Uneven, wet fields coupled with early season fatigue and competitive full-contact intensity equal injuries. The ankle is the joint that compensates for uneven surfaces. 85% of ankle injuries are sprains, which are caused by a failure to compensate for this uneven footing. Jumping, cutting, and pivoting put the ankle at risk. Many athletes put themselves at further risk by not rehabilitating these injuries properly, returning to sport too early, and giving themselves an inadequate adaptive ability to uneven surfaces or sudden twisting. The use of narrow cleats with minimal arch support or the use of running shoes for a court sport can also place an athlete at risk for ankle sprains.
Ankle sprains occur in runners mainly because they are chatting away as they are on a long run and are simply not paying attention. How many runners have you seen fall off the curb or in a pothole while running? Lots...Pay attention to where you are going and you can prevent this type of injury. If you know you are a klutz, run on an even surface, like a track, when you are tired or distracted.
If you have an ankle sprain, you should be evaluated by a sports medicine podiatric foot and ankle surgeon if you have localized pain, swelling and bruising, as well as inability to walk more than 5-7 steps comfortably. Many a foot fracture has been missed in the emergency room when x-rays were taken only of the ankle and not the foot. The fifth metatarsal is often broken with the same mechanism of injury of an ankle sprain, so the foot should be evaluated as well. If severe ligament injury is suspected, an MRI can evaluate the grade of injury. This is really what decides whether surgery is needed for full recovery.
Treatment for ankle sprains really depends on the degree of severity, which can only be determined by your doctor. Initial treatment always includes "R-I-C-E" therapy - Rest, Ice, Compression, and Elevation. Pain and edema is usually controlled with NSAID's (non-steroidal anti-inflammatories) like ibuprofen. Bracing or casting coupled with non-weightbearing on crutches may be needed in more severe injuries to rest and stabilize the ankle while it heals. Return to pain-free range of motion (ROM) and stability is the goal. Surgery is only recommended in Grade 3 severe injuries, in athletes, or in those patients who have had multiple ankle sprains and suffer from chronic ankle instability. Long-term ankle instability can often be avoided with an aggressive physical therapy program. Bracing should only be used in the short-term during rehabilitation because long-term bracing actually causes atrophy and decreased ROM.
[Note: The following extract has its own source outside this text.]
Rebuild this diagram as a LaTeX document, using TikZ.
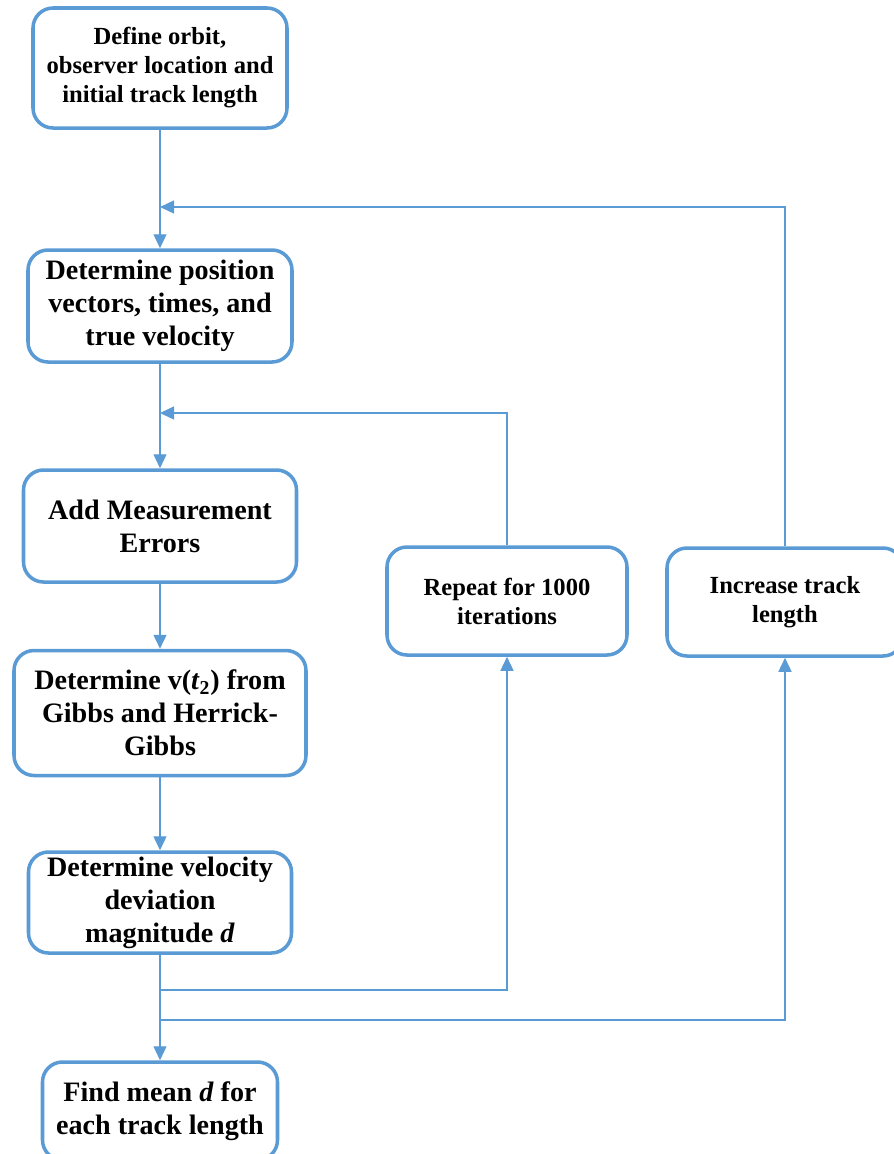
\documentclass[tikz,border=0pt]{standalone}
\usepackage{fontspec}
\setmainfont{Liberation Serif}
\usetikzlibrary{arrows.meta}
\definecolor{boxblue}{RGB}{91,155,213}
\begin{document}
\begin{tikzpicture}[
    every node/.style={align=center},
    stage box/.style={draw=boxblue, line width=2pt, rounded corners=0.4cm, fill=white, inner sep=0pt, font=\fontsize{16}{18.8}\selectfont\bfseries},
    small box/.style={stage box, font=\fontsize{14}{16.5}\selectfont\bfseries},
    flow line/.style={draw=boxblue, line width=0.8pt},
    flow arrow/.style={flow line, -{Triangle[length=0.28cm, width=0.26cm]}},
    ]
\useasboundingbox (0,0) rectangle (17.88,-23.08);
\clip (0,0) rectangle (17.88,-23.08);
\node[small box, minimum width=5.08cm, minimum height=2.40cm] (define) at (3.200000,-1.360000) {Define orbit,\\observer location and\\initial track length};
\node[stage box, minimum width=5.28cm, minimum height=2.24cm] (position) at (3.200000,-6.120000) {Determine position\\vectors, times, and\\true velocity};
\node[stage box, minimum width=5.46cm, minimum height=2.24cm] (errors) at (3.200000,-10.520000) {Add Measurement\\Errors};
\node[stage box, minimum width=5.84cm, minimum height=2.50cm] (velocity) at (3.200000,-14.260000) {Determine v(\textit{t}\textsubscript{2}) from\\Gibbs and Herrick-\\Gibbs};
\node[stage box, minimum width=5.26cm, minimum height=2.02cm] (deviation) at (3.200000,-18.050000) {Determine velocity\\deviation\\magnitude \textit{d}};
\node[stage box, minimum width=4.70cm, minimum height=1.96cm] (mean) at (3.200000,-22.220000) {Find mean \textit{d} for\\each track length};
\node[small box, minimum width=4.80cm, minimum height=2.16cm] (repeat) at (10.140000,-12.020000) {Repeat for 1000\\iterations};
\node[small box, minimum width=4.72cm, minimum height=2.16cm] (increase) at (15.700000,-12.040000) {Increase track\\length};
\coordinate (outer) at (3.200000,-4.140000);
\coordinate (inner) at (3.200000,-8.260000);
\coordinate (split1) at (3.200000,-19.800000);
\coordinate (split2) at (3.200000,-20.400000);
\draw[flow arrow] (define) -- (position);
\draw[flow arrow] (position) -- (errors);
\draw[flow arrow] (errors) -- (velocity);
\draw[flow arrow] (velocity) -- (deviation);
\draw[flow arrow] (deviation) -- (mean);
\draw[flow arrow] (increase.north) |- (outer);
\draw[flow arrow] (repeat.north) |- (inner);
\draw[flow arrow] (split1) -| (repeat.south);
\draw[flow arrow] (split2) -| (increase.south);
\end{tikzpicture}
\end{document}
Physical therapy is needed for all ankle sprains. The goals of physical therapy should be to regain full ROM, strength and proprioception (where your brain thinks your ankle is in space). Regaining strength in the peroneal tendons as well as overall balance training are the keys to successful rehabilitation of an ankle sprain. A maintenance program of ankle strengthening, stretching, and proprioception exercises helps to decrease the risk of future ankle sprains, particularly in individuals with a history of multiple ankle sprains or of chronic instability.
Bottom line: if you happen to fall down and go "Boom", have your ankle sprain evaluated by a podiatric foot and ankle surgeon. Delaying treatment and rehabilitation can lead to life-long instability.